Lunavision, an ongoing film series curated by Islander Peter Ray, will feature a free screening and post-film discussion of “V for Vendetta” on Thursday, July 24, at Café Luna. The 2005 action-thriller, directed by James McTeigue, stars Natalie Portman, Hugo Weaving, Stephen Rea, Stephen Fry and John Hurt.

  • Wednesday, July 23, 2008 12:00am
  • Arts
The shadowy freedom fighter called “V.”

The shadowy freedom fighter called “V.”

Lunavision, an ongoing film series curated by Islander Peter Ray, will feature a free screening and post-film discussion of “V for Vendetta” on Thursday, July 24, at Café Luna.
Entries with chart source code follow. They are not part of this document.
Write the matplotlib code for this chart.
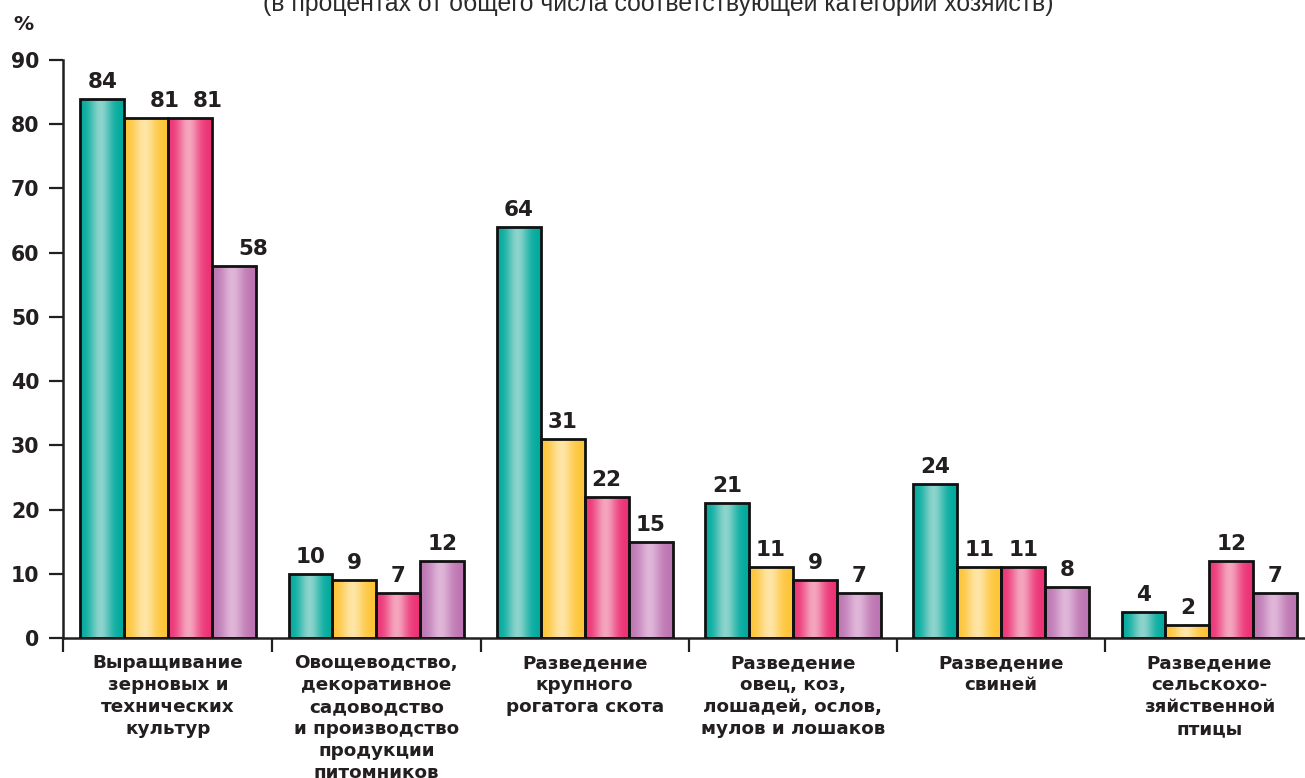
import numpy as np
import matplotlib
matplotlib.use("Agg")
import matplotlib.pyplot as plt
from matplotlib.colors import to_rgb

# ---- data ----
categories = [
    "Выращивание\nзерновых и\nтехнических\nкультур",
    "Овощеводство,\nдекоративное\nсадоводство\nи производство\nпродукции\nпитомников",
    "Разведение\nкрупного\nрогатога скота",
    "Разведение\nовец, коз,\nлошадей, ослов,\nмулов и лошаков",
    "Разведение\nсвиней",
    "Разведение\nсельскохо-\nзяйственной\nптицы",
]
series_1 = [84, 10, 64, 21, 24, 4]
series_2 = [81, 9, 31, 11, 11, 2]
series_3 = [81, 7, 22, 9, 11, 12]
series_4 = [58, 12, 15, 7, 8, 7]
y_ticks = [0, 10, 20, 30, 40, 50, 60, 70, 80, 90]
title_text = "(в процентах от общего числа соответствующей категории хозяйств)"
unit_text = "%"

# ---- style ----
dark_text = "#231F20"
palette = [
    ("#00A99D", "#8CD4CC"),
    ("#FDC436", "#FFE5A6"),
    ("#EC3074", "#F5A5BD"),
    ("#BC74B1", "#DFB6D8"),
]
# manual label nudges (points) for crowded first group
label_nudge = {(1, 0): 13, (2, 0): 13, (3, 0): 14}

W, H = 1305, 778
fig = plt.figure(figsize=(W / 100, H / 100), dpi=100)
ax = fig.add_axes([63 / W, 1 - 638 / H, 1 - 63 / W, (638 - 60) / H])

n = len(categories)
x = np.arange(n)
bw = 0.211
all_series = [series_1, series_2, series_3, series_4]

t = np.linspace(0, 1, 256)
profile = np.exp(-((t - 0.47) / 0.25) ** 2)

for k, vals in enumerate(all_series):
    dark, light = (np.array(to_rgb(c)) for c in palette[k])
    grad = dark[None, :] * (1 - profile[:, None]) + light[None, :] * profile[:, None]
    img = grad[None, :, :]
    pos = x + (k - 1.5) * bw
    bars = ax.bar(pos, vals, width=bw, facecolor="none", edgecolor="#111111",
                  linewidth=2.0, zorder=3)
    for i, rect in enumerate(bars):
        x0, y0 = rect.get_xy()
        w, h = rect.get_width(), rect.get_height()
        im = ax.imshow(img, extent=[x0, x0 + w, y0, y0 + h], aspect="auto",
                       interpolation="bilinear", zorder=2)
        im.set_clip_path(rect)
        dx = label_nudge.get((k, i), 0)
        ax.annotate(str(vals[i]), (pos[i], vals[i]), xytext=(dx, 5),
                    textcoords="offset points", ha="center", va="bottom",
                    fontsize=15.5, fontweight="bold", color=dark_text,
                    family="DejaVu Sans", zorder=4)

ax.set_xlim(-0.505, 5.459)
ax.set_ylim(0, 90)

for s in ["top", "right"]:
    ax.spines[s].set_visible(False)
for s in ["left", "bottom"]:
    ax.spines[s].set_color(dark_text)
    ax.spines[s].set_linewidth(1.8)
ax.spines["left"].set_bounds(0, 90)

ax.set_yticks(y_ticks)
ax.set_yticklabels([str(v) for v in y_ticks])
ax.tick_params(axis="y", direction="out", length=10, width=1.6, color=dark_text,
               pad=7, labelsize=14.8, labelcolor=dark_text)
for lab in ax.get_yticklabels():
    lab.set_fontweight("bold")
    lab.set_family("DejaVu Sans")

ax.set_xticks(x)
ax.set_xticklabels(categories)
ax.set_xticks([-0.505, 0.5, 1.5, 2.5, 3.5, 4.5], minor=True)
ax.tick_params(axis="x", which="major", length=0, pad=11.5, labelsize=13.2,
               labelcolor=dark_text)
ax.tick_params(axis="x", which="minor", direction="out", length=10, width=1.6,
               color=dark_text)
for lab in ax.get_xticklabels():
    lab.set_fontweight("bold")
    lab.set_family("DejaVu Sans")
    lab.set_linespacing(1.29)
    lab.set_multialignment("center")

fig.text(13 / W, 1 - 30 / H, unit_text, fontsize=14.5, fontweight="bold",
         family="DejaVu Sans", color=dark_text, va="baseline", ha="left")
fig.text(658 / W, 1 - 11 / H, title_text, fontsize=17.8, family="Liberation Sans",
         color="#2a2a2a", va="baseline", ha="center")

fig.savefig("out.png", dpi=100)
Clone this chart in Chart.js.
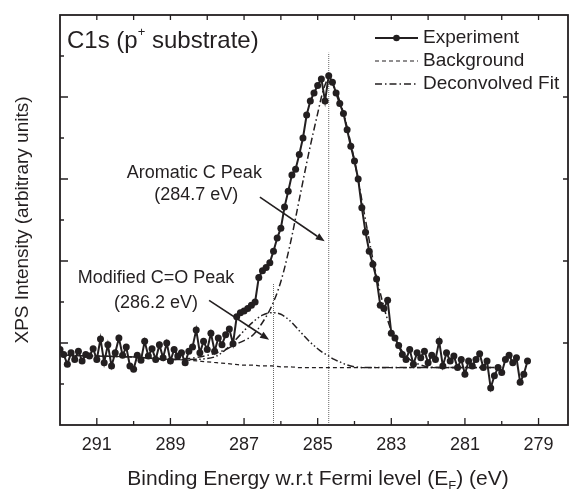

The 2005 action-thriller, directed by James McTeigue, stars Natalie Portman, Hugo Weaving, Stephen Rea, Stephen Fry and John Hurt.

The film, adapted from a graphic novel by Allan Moore and David Lloyd, is set in London in the near-future and tells the story of V, a shadowy figure who is working to change the status quo while simultaneously carrying out a violent personal vendetta.

“V for Vendetta” will be the final installment of Lunavision’s three-film offering based on the theme “Summer Parables.”

Curator Ray, who calls the film one of his all-time favorites, suggested audiences “might even be tempted to draw parallels from ‘V’ to the current situation here in the United States.

There is the monomaniacal High Chancellor Adam Suttler, played brilliantly by John Hurt, who rules through fear and a right-wing Christian outlook, an endless war somewhere on the horizon, and a terrorist attack on the British homeland that is reported to be the work of foreigners but smacks of an inside job.”

Ray continued, “For those who made it through last month’s screening of ‘1984,’ there are many visual references and nods here that both act as an homage and as an echo of that film’s warnings. And while ‘1984’ left us with a rather large dose of despair, there is an element of hope expressed in ‘V.’ The film’s message — that things might turn out alright if we have one person with an array of quasi-super powers, an unexplained supply of resources and the total and unequivocal support of the people — is something to talk about.”

After the screening, audiences will have a chance to do just that, in a free-wheeling discussion of the film, and also learn more about Lunavision’s fall film line-up.

Ray said his fall program will include films based on the topics of food and food-related issues, as well as a look back at the Vietnam War era. The first two films in the fall series will be the 1974 Academy Award winning documentary “Hearts and Minds,” directed by Peter Davis, and a French documentary from director Marie-Monique Robin, “The World According to Monsanto.”

Beginning in September, Lunavision will take place at Café Luna on the second and fourth Thursdays of every month.